The cover art had sparked a social media backlash and drawn nearly 17,000 signatures to an online petition urging Anchor Bay Entertainment to repackage the film.

The petition, started by Melbourne woman Lucy Manne, quoted a London-based film blogger MaryAnn Johanson, who had written about the film's marketing: "Movies about women are rare enough. Movies about black women are even rarer.
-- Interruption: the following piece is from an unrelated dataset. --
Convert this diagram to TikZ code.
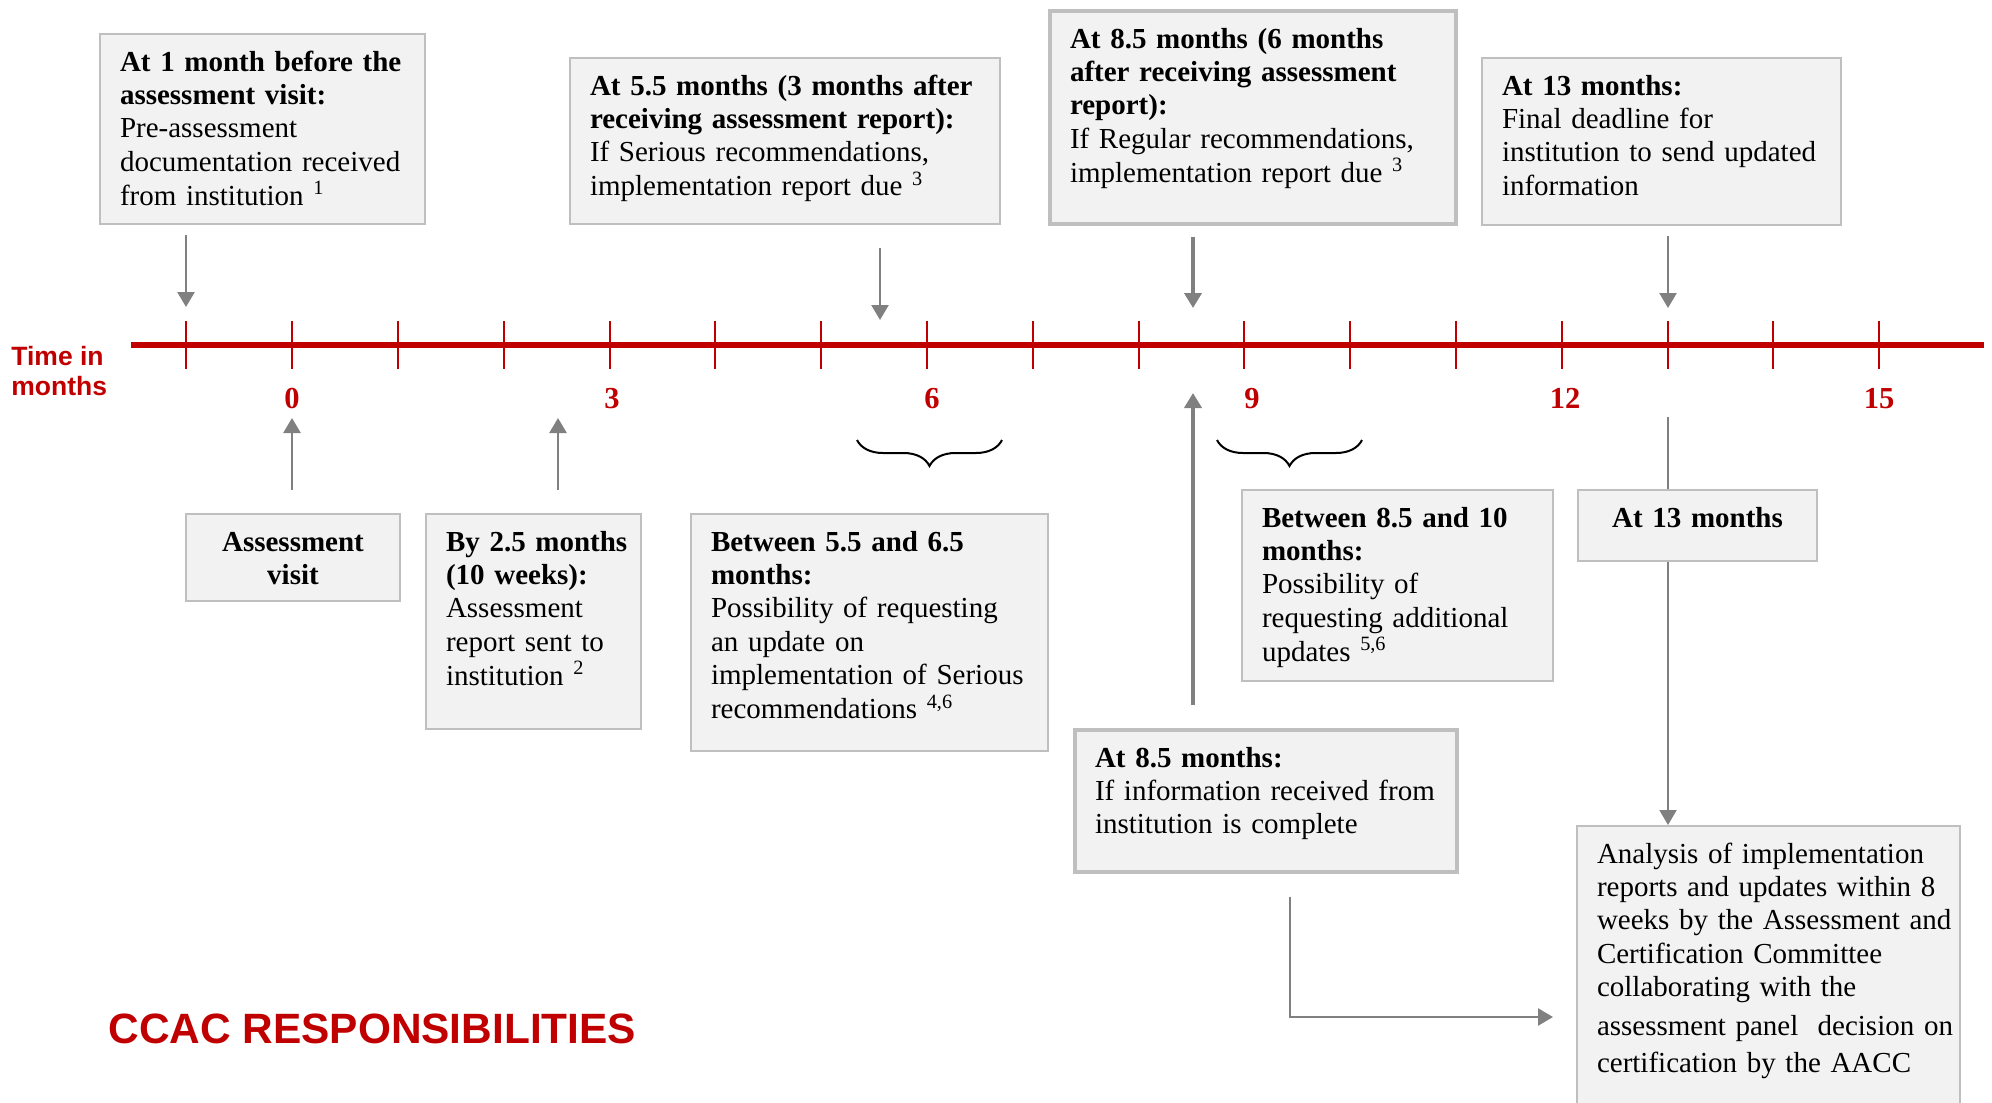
\documentclass[tikz,border=0pt]{standalone}
\usepackage{fontspec}
\setmainfont{Liberation Serif}
\setsansfont{Liberation Sans}
\usetikzlibrary{arrows.meta,decorations.pathreplacing}
\definecolor{ccacred}{RGB}{192,0,0}
\definecolor{boxfill}{RGB}{242,242,242}
\definecolor{boxline}{RGB}{191,191,191}
\definecolor{arrowgray}{RGB}{128,128,128}
\newcommand{\bxfont}{\fontsize{14.5pt}{16.7pt}\selectfont}
\newcommand{\numfont}{\fontsize{15.25pt}{17pt}\selectfont\bfseries}
\newcommand{\axisfont}{\sffamily\bfseries\fontsize{13.25pt}{15pt}\selectfont}
\newcommand{\titlefont}{\sffamily\bfseries\fontsize{21.2pt}{25pt}\selectfont}
% lines of a box, kept as they are broken
\newcommand{\boxlines}[1]{\begin{tabular}[t]{@{}l@{}}#1\end{tabular}}
\begin{document}
\begin{tikzpicture}[x=0.5pt,y=-0.5pt,
  infobox/.style={draw=boxline,fill=boxfill,line width=1pt,anchor=north west,align=left,
    inner xsep=10pt,inner ysep=8.5pt,text height=10pt,font=\bxfont},
  thickbox/.style={infobox,line width=2pt},
  arr/.style={draw=arrowgray,line width=1.25pt,-{Triangle[length=7.5pt,width=8.5pt]}},
  link/.style={draw=arrowgray,line width=1pt},
  brc/.style={decorate,decoration={brace,mirror,amplitude=13pt},line width=1pt},
  monthnum/.style={text=ccacred,font=\numfont,anchor=base,inner sep=0pt}]
 \useasboundingbox (0,0) rectangle (1992,1103);
 \clip (0,0) rectangle (1992,1103);
 % time axis
 \draw[ccacred,line width=3pt] (131,345) -- (1984,345);
 \draw[ccacred,line width=1pt] (186,321)--(186,369) (292,321)--(292,369) (398,321)--(398,369)
   (504,321)--(504,369) (610,321)--(610,369) (715,321)--(715,369) (821,321)--(821,369)
   (927,321)--(927,369) (1033,321)--(1033,369) (1139,321)--(1139,369) (1244,321)--(1244,369)
   (1350,321)--(1350,369) (1456,321)--(1456,369) (1562,321)--(1562,369) (1668,321)--(1668,369)
   (1773,321)--(1773,369) (1879,321)--(1879,369);
 \node[monthnum] (n0) at (292,408) {0};
 \node[monthnum] (n3) at (612,408) {3};
 \node[monthnum] (n6) at (932,408) {6};
 \node[monthnum] (n9) at (1252,408) {9};
 \node[monthnum] (n12) at (1565,408) {12};
 \node[monthnum] (n15) at (1879,408) {15};
 \node[anchor=north west,inner sep=0pt,align=left,text=ccacred,font=\axisfont] (tlabel) at (11,346) {Time in\\months};
 \node[anchor=base west,inner sep=0pt,text=ccacred,font=\titlefont] (title) at (108,1043) {CCAC RESPONSIBILITIES};

 % boxes above the axis
 \node[infobox,text width=142.5pt,text depth=68pt] (early) at (99,33)
   {\boxlines{\textbf{At 1 month before the}\\ \textbf{assessment visit:}\\ Pre-assessment\\ documentation received\\ from institution \textsuperscript{1}}};
 \node[infobox,text width=195pt,text depth=56pt] (serious) at (569,57)
   {\boxlines{\textbf{At 5.5 months (3 months after}\\ \textbf{receiving assessment report):}\\ If Serious recommendations,\\ implementation report due \textsuperscript{3}}};
 \node[thickbox,text width=183pt,text depth=79.5pt] (regular) at (1048,9)
   {\boxlines{\textbf{At 8.5 months (6 months}\\ \textbf{after receiving assessment}\\ \textbf{report):}\\ If Regular recommendations,\\ implementation report due \textsuperscript{3}}};
 \node[infobox,text width=159.5pt,text depth=56.5pt] (final) at (1481,57)
   {\boxlines{\textbf{At 13 months:}\\ Final deadline for\\ institution to send updated\\ information}};

 % boxes below the axis
 \node[infobox,align=center,text width=87pt,text depth=16.5pt] (visit) at (185,513)
   {\textbf{Assessment\\ visit}};
 \node[infobox,text width=87.5pt,text depth=80.5pt] (sent) at (425,513)
   {\boxlines{\textbf{By 2.5 months}\\ \textbf{(10 weeks):}\\ Assessment\\ report sent to\\ institution \textsuperscript{2}}};
 \node[infobox,text width=158.5pt,text depth=91.5pt] (upd1) at (690,513)
   {\boxlines{\textbf{Between 5.5 and 6.5}\\ \textbf{months:}\\ Possibility of requesting\\ an update on\\ implementation of Serious\\ recommendations \textsuperscript{4,6}}};
 \node[infobox,text width=135.5pt,text depth=68.5pt] (upd2) at (1241,489)
   {\boxlines{\textbf{Between 8.5 and 10}\\ \textbf{months:}\\ Possibility of\\ requesting additional\\ updates \textsuperscript{5,6}}};
 \node[infobox,align=center,text width=99.5pt,text depth=8.5pt] (low13) at (1577,489)
   {\textbf{At 13 months}};
 \node[thickbox,text width=171pt,text depth=44pt] (complete) at (1073,728)
   {\boxlines{\textbf{At 8.5 months:}\\ If information received from\\ institution is complete}};
 \node[infobox,text width=171.5pt,text depth=122pt] (analysis) at (1576,825)
   {\boxlines{Analysis of implementation\\ reports and updates within 8\\ weeks by the Assessment and\\ Certification Committee\\ collaborating with the\\[2.8pt] assessment panel~ decision on\\[1.8pt] certification by the AACC}};

 % braces
 \draw[brc] (857,440) -- (1002,440);
 \draw[brc] (1217,440) -- (1362,440);

 % connectors
 \coordinate (d1) at (186,307);
 \coordinate (d2) at (880,320);
 \coordinate (d3) at (1193,308);
 \coordinate (d4) at (1668,308);
 \coordinate (u1) at (292,418);
 \coordinate (u2) at (558,418);
 \coordinate (u3) at (1193,393);
 \coordinate (c13) at (1668,417);
 \coordinate (bend) at (1290,1017);
 \draw[arr,shorten <=5pt] (early.south -| d1) -- (d1);
 \draw[arr,shorten <=11.5pt] (serious.south -| d2) -- (d2);
 \draw[arr,line width=2pt,shorten <=5.5pt] (regular.south -| d3) -- (d3);
 \draw[arr,shorten <=5pt] (final.south -| d4) -- (d4);
 \draw[arr,shorten <=11.5pt] (visit.north -| u1) -- (u1);
 \draw[arr,shorten <=11.5pt] (sent.north -| u2) -- (u2);
 \draw[arr,line width=2pt,shorten <=11.5pt] (complete.north -| u3) -- (u3);
 \draw[link] (c13) -- (c13 |- low13.north);
 \draw[arr,line width=1pt] (c13 |- low13.south) -- (c13 |- analysis.north);
 \draw[arr,shorten <=11.5pt,shorten >=11.5pt] (complete.south -| bend) |- (analysis.west |- bend);
\end{tikzpicture}
\end{document}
And now we're gonna pretend the movies about women, whatever their color, aren't even about them at all?"

The original Sapphires -- the singers whose real-life story inspired the film -- also entered the fray, writing to the National Association for the Advancement of Colored People (NAACP), a powerful civil rights lobby group in the U.S., to boycott the American release of the DVD, Melbourne's The Age newspaper reported.

O'Dowd also weighed in to the debate about the cover art. "It's ridiculous, it's misleading, it's ill-judged, insensitive and everything the film wasn't," he wrote, in a tweet that was later deleted.

But others felt the anger over the cover art was misplaced.

Karl Quinn, national film editor for Australia's Fairfax Media, wrote that the campaign over the cover art was "misguided," arguing that leveraging O'Dowd's profile was "unquestionably the best shot the US distributors have of finding an audience for 'The Sapphires'."

The film's producers, Rosemary Blight and Kylie du Fresne, thanked Anchor Bay for its apology, saying in a joint statement that they hoped that the film's marketing materials would reflect its themes.

"It has always been our hope that the film would play a part in building mutual respect and understanding between the Indigenous and non-Indigenous peoples of Australia,'' they wrote.